## Task brief
In the entries that follow, find the word "this" and report each line it is on.

>> start

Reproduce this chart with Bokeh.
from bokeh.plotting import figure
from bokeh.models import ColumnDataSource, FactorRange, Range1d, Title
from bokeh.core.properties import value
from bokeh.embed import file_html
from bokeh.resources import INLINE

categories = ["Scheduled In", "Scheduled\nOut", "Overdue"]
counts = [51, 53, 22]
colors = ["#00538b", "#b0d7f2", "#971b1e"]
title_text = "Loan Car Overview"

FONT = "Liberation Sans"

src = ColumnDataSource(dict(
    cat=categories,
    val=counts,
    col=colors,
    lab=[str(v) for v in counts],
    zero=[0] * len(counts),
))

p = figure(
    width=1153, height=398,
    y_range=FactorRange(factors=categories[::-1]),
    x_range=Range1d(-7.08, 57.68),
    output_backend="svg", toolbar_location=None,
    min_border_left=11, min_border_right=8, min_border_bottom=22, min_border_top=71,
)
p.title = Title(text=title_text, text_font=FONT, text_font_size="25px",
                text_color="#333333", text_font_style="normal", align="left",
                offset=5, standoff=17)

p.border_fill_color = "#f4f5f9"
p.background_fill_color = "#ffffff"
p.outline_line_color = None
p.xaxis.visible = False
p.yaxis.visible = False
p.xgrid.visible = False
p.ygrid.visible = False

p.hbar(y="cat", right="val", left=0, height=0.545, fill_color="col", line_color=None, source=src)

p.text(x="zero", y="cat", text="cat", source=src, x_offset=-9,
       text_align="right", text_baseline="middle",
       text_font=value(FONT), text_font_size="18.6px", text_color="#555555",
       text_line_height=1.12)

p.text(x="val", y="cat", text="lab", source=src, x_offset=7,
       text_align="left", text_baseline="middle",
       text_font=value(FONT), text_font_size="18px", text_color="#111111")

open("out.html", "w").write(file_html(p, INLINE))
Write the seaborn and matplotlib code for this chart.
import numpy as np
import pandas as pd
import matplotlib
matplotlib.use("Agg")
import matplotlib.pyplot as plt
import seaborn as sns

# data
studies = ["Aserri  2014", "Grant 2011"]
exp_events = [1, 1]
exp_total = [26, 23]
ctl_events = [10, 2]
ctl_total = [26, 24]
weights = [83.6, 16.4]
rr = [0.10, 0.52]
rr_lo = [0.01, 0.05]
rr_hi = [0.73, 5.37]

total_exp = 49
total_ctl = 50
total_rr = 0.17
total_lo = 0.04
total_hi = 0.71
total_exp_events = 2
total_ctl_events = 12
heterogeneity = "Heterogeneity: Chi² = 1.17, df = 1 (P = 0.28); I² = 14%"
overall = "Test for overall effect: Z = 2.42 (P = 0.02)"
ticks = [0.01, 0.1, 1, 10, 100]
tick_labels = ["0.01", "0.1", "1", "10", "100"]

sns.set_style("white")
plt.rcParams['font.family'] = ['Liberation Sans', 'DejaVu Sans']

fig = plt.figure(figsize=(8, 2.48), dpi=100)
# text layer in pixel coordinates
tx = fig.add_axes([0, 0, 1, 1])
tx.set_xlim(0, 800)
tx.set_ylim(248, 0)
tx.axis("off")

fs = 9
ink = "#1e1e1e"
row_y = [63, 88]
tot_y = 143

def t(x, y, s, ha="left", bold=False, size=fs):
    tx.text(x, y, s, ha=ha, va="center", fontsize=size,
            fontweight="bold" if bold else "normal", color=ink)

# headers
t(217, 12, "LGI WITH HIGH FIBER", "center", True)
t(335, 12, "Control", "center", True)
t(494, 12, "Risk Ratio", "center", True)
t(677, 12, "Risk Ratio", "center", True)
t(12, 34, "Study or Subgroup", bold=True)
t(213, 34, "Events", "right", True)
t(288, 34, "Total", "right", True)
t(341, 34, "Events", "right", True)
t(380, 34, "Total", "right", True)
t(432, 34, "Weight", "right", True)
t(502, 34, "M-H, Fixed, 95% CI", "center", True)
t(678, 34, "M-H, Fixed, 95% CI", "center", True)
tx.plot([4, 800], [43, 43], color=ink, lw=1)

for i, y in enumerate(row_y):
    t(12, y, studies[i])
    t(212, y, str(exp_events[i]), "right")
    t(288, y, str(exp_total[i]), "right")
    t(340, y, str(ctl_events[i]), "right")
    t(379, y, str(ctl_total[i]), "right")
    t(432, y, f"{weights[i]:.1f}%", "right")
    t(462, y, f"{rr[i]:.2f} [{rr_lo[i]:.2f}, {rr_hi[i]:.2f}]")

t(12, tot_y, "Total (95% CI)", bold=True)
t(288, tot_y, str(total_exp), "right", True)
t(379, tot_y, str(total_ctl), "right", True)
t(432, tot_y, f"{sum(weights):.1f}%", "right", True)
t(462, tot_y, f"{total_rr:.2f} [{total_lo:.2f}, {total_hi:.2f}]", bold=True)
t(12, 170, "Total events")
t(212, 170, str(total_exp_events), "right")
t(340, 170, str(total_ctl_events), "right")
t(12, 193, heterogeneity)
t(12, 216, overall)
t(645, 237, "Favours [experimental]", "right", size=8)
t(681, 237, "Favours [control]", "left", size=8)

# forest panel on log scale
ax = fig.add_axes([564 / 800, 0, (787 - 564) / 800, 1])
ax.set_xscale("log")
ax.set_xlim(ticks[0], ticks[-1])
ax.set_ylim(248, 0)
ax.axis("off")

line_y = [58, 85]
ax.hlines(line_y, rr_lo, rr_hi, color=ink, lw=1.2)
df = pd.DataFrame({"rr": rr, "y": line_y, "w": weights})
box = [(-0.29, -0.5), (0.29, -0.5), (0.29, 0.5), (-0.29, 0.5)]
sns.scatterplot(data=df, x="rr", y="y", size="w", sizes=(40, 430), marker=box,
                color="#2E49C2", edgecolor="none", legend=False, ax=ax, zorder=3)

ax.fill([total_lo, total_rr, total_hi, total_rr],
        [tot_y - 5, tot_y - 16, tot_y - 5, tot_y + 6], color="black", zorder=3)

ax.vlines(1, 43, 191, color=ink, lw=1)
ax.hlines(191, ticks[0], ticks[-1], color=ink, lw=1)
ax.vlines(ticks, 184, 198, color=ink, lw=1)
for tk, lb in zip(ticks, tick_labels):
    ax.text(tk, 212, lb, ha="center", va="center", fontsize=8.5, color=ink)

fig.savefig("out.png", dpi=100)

>> end

## Written response
Reproduce this chart with Bokeh.
Write the seaborn and matplotlib code for this chart.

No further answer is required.